**PROBLEM STATEMENT**
Using the material below, print a verbatim copy of every line from the one containing "Output the Python" through the one containing "import plotly.graph_objects as go", inclusive, and omit the pictures.

**EXTRACTED INFORMATION**
::::::

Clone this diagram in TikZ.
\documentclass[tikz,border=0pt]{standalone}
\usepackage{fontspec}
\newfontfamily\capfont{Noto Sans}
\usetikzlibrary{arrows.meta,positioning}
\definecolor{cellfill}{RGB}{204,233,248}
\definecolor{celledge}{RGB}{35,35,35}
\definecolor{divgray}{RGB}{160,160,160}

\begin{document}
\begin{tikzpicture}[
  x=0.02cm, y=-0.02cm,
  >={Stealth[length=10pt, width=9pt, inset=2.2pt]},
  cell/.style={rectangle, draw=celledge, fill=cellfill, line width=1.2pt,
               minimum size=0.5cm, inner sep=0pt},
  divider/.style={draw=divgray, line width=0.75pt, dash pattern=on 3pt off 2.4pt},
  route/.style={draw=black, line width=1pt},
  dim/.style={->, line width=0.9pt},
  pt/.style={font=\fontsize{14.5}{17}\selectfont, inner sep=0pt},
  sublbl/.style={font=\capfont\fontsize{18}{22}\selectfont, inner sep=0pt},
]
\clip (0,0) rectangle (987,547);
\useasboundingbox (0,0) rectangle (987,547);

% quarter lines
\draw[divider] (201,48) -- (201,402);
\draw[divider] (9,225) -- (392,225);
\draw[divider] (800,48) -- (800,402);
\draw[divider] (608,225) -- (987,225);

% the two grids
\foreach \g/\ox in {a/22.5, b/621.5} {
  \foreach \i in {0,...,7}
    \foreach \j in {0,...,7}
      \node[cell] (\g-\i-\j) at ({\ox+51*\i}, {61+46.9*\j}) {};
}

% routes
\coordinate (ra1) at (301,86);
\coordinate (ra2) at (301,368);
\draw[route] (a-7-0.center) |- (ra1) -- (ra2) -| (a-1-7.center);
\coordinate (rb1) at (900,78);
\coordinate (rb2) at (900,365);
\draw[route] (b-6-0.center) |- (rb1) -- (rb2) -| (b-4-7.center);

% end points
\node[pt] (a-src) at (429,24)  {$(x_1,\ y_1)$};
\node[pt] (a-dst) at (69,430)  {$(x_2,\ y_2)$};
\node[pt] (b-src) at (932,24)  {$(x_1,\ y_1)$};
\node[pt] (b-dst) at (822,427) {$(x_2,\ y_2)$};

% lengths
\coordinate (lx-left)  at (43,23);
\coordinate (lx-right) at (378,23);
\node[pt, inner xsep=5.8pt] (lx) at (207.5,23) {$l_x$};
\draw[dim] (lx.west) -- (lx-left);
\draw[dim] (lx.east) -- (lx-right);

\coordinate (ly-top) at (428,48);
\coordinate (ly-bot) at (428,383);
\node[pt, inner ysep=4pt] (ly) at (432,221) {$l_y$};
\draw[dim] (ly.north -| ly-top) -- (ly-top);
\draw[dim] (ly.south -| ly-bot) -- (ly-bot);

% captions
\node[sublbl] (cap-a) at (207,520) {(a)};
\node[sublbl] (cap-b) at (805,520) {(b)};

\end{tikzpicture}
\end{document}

::::::

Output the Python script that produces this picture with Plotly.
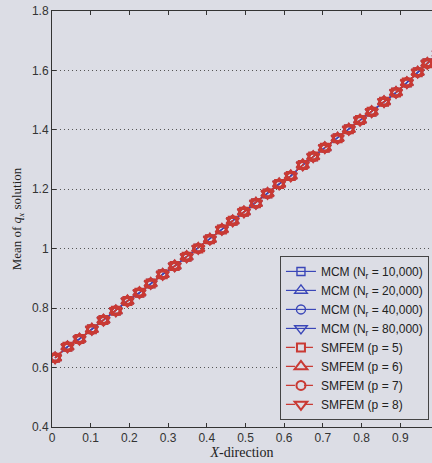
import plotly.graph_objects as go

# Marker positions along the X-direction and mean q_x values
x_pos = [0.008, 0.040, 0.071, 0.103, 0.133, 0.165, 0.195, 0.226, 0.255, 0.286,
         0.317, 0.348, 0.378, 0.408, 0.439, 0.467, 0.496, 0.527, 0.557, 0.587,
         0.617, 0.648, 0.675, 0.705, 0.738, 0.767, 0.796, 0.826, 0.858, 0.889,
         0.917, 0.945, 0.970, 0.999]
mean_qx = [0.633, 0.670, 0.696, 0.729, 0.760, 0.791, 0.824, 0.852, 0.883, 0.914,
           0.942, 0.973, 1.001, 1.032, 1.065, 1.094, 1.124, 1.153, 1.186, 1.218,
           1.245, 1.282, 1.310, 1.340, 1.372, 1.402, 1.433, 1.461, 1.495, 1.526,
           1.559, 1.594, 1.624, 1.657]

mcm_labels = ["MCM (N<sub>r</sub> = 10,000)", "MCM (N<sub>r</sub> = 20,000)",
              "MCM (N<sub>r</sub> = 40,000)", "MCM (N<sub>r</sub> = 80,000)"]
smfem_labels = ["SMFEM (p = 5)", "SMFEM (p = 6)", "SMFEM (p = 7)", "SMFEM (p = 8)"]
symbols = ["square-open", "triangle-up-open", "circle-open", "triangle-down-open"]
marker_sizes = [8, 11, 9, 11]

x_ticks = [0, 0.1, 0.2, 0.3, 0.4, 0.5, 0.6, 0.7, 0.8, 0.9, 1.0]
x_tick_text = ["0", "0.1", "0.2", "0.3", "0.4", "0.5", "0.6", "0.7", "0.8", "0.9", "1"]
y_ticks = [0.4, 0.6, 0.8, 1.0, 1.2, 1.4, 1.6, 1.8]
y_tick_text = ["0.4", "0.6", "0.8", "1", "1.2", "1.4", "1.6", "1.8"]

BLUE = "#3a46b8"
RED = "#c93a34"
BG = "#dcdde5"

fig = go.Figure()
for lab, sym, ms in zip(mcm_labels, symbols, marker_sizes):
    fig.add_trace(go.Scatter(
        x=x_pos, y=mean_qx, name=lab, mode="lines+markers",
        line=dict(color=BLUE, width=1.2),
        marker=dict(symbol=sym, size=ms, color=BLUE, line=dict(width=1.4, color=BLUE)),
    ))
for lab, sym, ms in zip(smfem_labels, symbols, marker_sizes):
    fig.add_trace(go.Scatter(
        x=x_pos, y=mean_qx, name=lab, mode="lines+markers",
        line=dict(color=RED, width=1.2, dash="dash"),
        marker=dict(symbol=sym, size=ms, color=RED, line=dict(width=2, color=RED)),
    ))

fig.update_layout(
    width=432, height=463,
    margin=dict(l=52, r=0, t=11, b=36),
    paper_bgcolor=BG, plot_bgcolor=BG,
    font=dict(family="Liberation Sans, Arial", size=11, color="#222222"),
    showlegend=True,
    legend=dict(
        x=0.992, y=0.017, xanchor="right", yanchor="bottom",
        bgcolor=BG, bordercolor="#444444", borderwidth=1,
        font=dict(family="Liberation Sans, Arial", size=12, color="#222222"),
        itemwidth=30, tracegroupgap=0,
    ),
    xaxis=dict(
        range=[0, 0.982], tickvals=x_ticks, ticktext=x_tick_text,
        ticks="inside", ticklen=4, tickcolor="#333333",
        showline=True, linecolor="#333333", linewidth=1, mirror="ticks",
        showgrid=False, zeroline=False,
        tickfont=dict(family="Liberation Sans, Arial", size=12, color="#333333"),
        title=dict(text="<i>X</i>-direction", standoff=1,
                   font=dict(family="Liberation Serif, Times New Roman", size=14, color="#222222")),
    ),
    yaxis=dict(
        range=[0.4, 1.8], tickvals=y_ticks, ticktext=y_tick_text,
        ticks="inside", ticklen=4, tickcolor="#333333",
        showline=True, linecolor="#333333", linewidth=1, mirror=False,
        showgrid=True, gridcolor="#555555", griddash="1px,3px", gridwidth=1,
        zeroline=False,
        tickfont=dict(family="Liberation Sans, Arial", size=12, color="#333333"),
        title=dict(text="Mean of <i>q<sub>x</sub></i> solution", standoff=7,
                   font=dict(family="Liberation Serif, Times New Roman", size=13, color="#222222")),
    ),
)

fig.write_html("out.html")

::::::

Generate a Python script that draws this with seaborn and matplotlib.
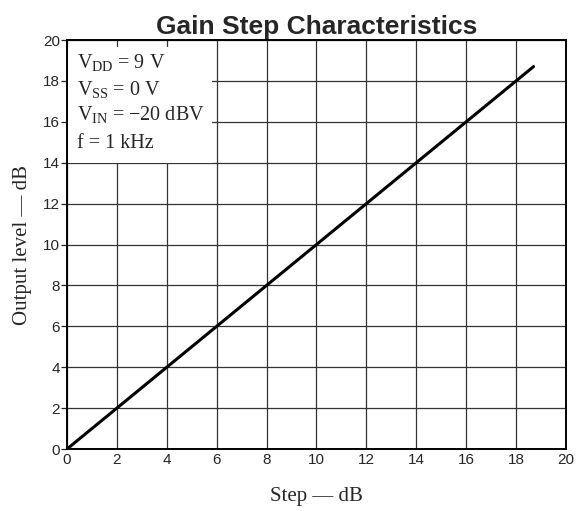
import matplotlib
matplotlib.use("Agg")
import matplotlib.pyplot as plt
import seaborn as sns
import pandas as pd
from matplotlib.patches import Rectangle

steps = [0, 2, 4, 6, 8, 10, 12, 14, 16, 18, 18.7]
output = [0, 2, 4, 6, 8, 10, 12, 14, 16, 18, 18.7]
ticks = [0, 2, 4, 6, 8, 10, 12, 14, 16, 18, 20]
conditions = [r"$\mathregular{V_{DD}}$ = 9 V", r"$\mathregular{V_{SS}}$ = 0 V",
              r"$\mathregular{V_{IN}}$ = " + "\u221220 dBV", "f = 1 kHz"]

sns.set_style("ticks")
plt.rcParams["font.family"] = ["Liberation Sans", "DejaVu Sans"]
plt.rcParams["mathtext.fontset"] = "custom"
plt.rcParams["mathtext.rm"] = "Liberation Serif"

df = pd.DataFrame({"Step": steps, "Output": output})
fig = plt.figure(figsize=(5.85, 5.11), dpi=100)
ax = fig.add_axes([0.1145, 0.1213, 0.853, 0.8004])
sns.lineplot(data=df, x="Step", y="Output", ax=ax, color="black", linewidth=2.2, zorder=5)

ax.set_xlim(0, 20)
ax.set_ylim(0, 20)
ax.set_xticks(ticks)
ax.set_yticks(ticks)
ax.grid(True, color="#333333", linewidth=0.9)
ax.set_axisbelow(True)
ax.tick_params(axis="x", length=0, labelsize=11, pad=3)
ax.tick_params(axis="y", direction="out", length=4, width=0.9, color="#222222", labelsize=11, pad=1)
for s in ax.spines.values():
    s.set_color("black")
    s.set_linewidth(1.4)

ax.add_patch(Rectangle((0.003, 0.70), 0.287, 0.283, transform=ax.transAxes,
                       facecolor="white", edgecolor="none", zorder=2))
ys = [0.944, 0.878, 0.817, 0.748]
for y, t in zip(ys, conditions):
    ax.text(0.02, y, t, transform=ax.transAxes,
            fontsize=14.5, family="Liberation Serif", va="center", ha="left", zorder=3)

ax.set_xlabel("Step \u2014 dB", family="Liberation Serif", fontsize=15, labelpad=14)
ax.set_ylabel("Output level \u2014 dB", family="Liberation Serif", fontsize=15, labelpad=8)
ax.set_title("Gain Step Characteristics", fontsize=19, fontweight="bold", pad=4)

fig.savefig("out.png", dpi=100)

::::::

**RESPONSE TO THE EXERCISE**
Output the Python script that produces this picture with Plotly.
import plotly.graph_objects as go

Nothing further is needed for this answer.